基本データ
概要
陣容
日本水軍70余隻(うち大型層桜船7隻)
- 大将:脇坂安治
- 部隊:安治率いる日本水軍
朝鮮連合水軍60余隻(うち亀甲船11隻)
- 大将:全羅左水使 李舜臣
- 全羅左水営:蛇渡僉使 金浣(キム・ワン)、防踏僉使 李純信(イ・スンシン)、鹿島万戸 鄭運(チョン・ウン)、順天府使 権俊(クォン・シュン)ら。
- 慶尚右水営:慶尚右水使 元均ら。
- 全羅右水営:全羅右水使 李億祺(イ・オクギ)ら。
結果
日本水軍59隻喪失、朝鮮連合水軍4隻喪失。
解説
1.亀甲船の建造
日本軍が朝鮮へ侵攻する一年ほど前に、李舜臣は柳成龍の推挙により朝鮮水軍司令官・全羅左水使に就任。
就任すると、日本軍を海上で撃滅すべく、亀甲船の建造に着手しました。
亀甲船とは李舜臣が考案したとされる朝鮮水軍の砲艦です。前方に龍頭をつけ、その口から大砲を放ち、 船全体を無数の鉄の針を取り付けた屋根で覆い、敵が飛び乗れないようにしました。
また兵員を編成、訓練を行い、海流や潮の干満、日本のことなどを調べ上げました。
2.秀吉の作戦
文禄元年(1592)五月七日、李舜臣率いる朝鮮水軍は朝鮮の海に侵攻してきた藤堂高虎率いる日本水軍を巨済島玉浦で撃破。
二二日後の泗川(サチョン)海戦では、完成した亀甲船が登場。亀甲船の活躍もあって、朝鮮水軍は日本水軍に再び大打撃を与えることに成功しました。
見かねた豊臣秀吉は、四国州の第五軍に配属した村上水軍の雄 来島通総を水軍に投入するも、栗浦でこれまた朝鮮水軍に撃破されてしました。
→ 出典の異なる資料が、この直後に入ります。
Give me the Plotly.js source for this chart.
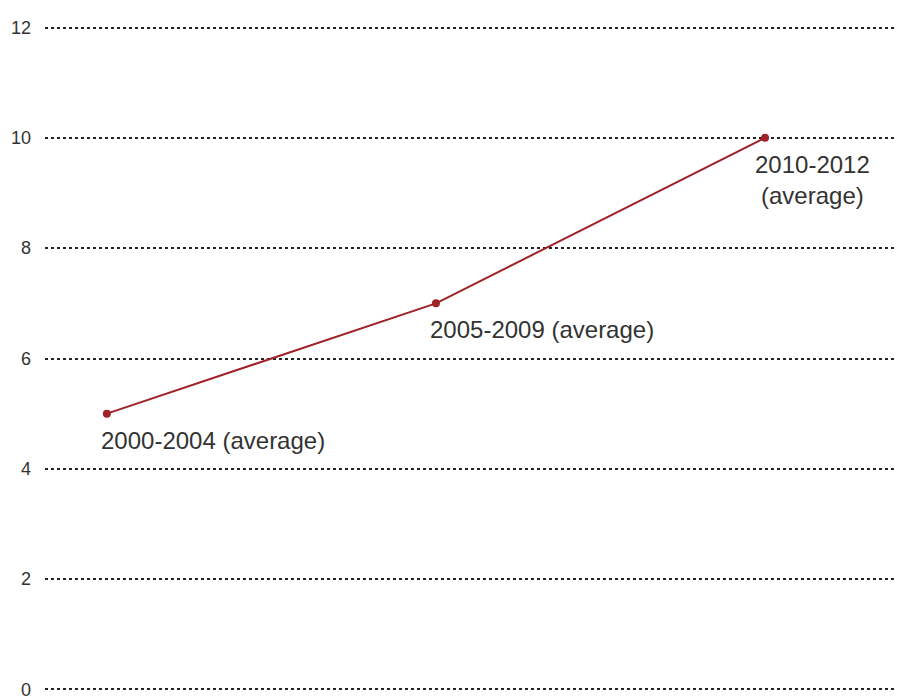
<!DOCTYPE html>
<html>
<head>
<meta charset="utf-8">
<script src="https://cdn.plot.ly/plotly-3.0.1.min.js"></script>
<style>html,body{margin:0;padding:0;background:#fff;}#chart{width:898px;height:697px;}</style>
</head>
<body>
<div id="chart"></div>
<script>
const periods = ["2000-2004 (average)", "2005-2009 (average)", "2010-2012<br>(average)"];
const positions = [0, 1, 2];
const values = [5, 7, 10];
const yTicks = [0, 2, 4, 6, 8, 10, 12];

const trace = {
  x: positions,
  y: values,
  type: 'scatter',
  mode: 'lines+markers',
  line: {color: '#9e2228', width: 2},
  marker: {color: '#9e2228', size: 8},
  hoverinfo: 'skip'
};

const labelAnchor = ['left', 'left', 'center'];
const labelShift = [-8, -8, 47];
const labelYShift = [-11, -11, -11];
const annotations = periods.map((p, i) => ({
  x: positions[i], y: values[i], xref: 'x', yref: 'y',
  text: p, showarrow: false,
  xanchor: labelAnchor[i], yanchor: 'top',
  xshift: labelShift[i], yshift: labelYShift[i],
  align: 'center',
  font: {family: '"Liberation Sans Narrow", sans-serif', size: 24, color: '#333333'}
}));

const layout = {
  width: 898, height: 697,
  margin: {l: 45, r: 3, t: 22, b: 2},
  paper_bgcolor: '#fff', plot_bgcolor: '#fff',
  showlegend: false,
  xaxis: {
    range: [-0.188, 2.395],
    showgrid: false, zeroline: false, showline: false,
    showticklabels: false, ticks: ''
  },
  yaxis: {
    range: [-0.1, 12.1],
    tickvals: yTicks,
    ticktext: yTicks.map(String),
    showgrid: true, gridcolor: '#222222', griddash: 'dot', gridwidth: 2,
    zeroline: false, showline: false, ticks: '',
    ticklabelstandoff: 13,
    ticklabeloverflow: 'allow',
    tickfont: {family: '"Liberation Sans Narrow", sans-serif', size: 18, color: '#333333'}
  },
  annotations: annotations
};

Plotly.newPlot('chart', [trace], layout, {displayModeBar: false, staticPlot: true});
</script>
</body>
</html>
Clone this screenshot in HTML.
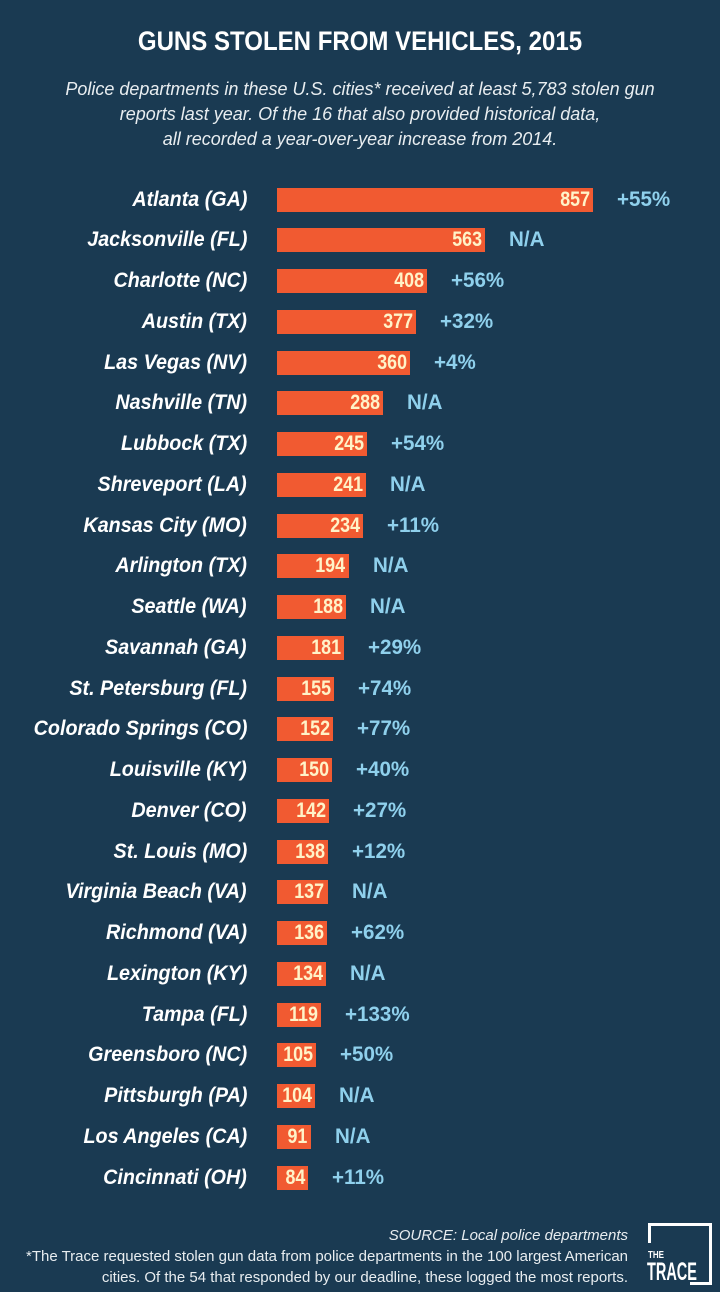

これを受けて秀吉は、織田信長の水軍将として無敵の毛利水軍を破った実績のある九鬼嘉隆と、水軍の国の脇坂安治(淡路洲本)と加藤嘉明(伊予松崎)を水軍に投入することにしました。
3.閑山島・安骨浦海戦
朝鮮水軍が手ごわいことを認識した秀吉は、安治・嘉隆・嘉明の三水軍将に防戦を命令。
然しながら功名を焦った安治は、抜け駆けして手勢のみで同年七月八日、巨済島(コジェド)に出撃しました。
これに対して李舜臣は、見乃梁(キョンネリヤン)という細長い川のような狭い地形におとり船で日本水軍を誘(おび)き出す作戦に出ます。
これに引っかかった脇坂安治率いる日本水軍七〇余隻が、見乃梁を通り閑山島沖の広い海に出た時、待ち構えていた朝鮮水軍が新たに完成させた亀甲船一一隻を加えた六〇余隻で猛攻。
日本軍は五九隻の兵船を失い、脇坂安治は九死に一生を得ました。朝鮮側の損害は僅か四隻で、朝鮮水軍の完勝でした。
脇坂の救援に九鬼嘉隆と加藤嘉明が船を率いて駆けつけましたが、劣勢を知ると安骨浦(アンゴルポ)に引き揚げます。しかし朝鮮水軍は安骨浦の九鬼・加藤らを襲撃、これも撃破しました。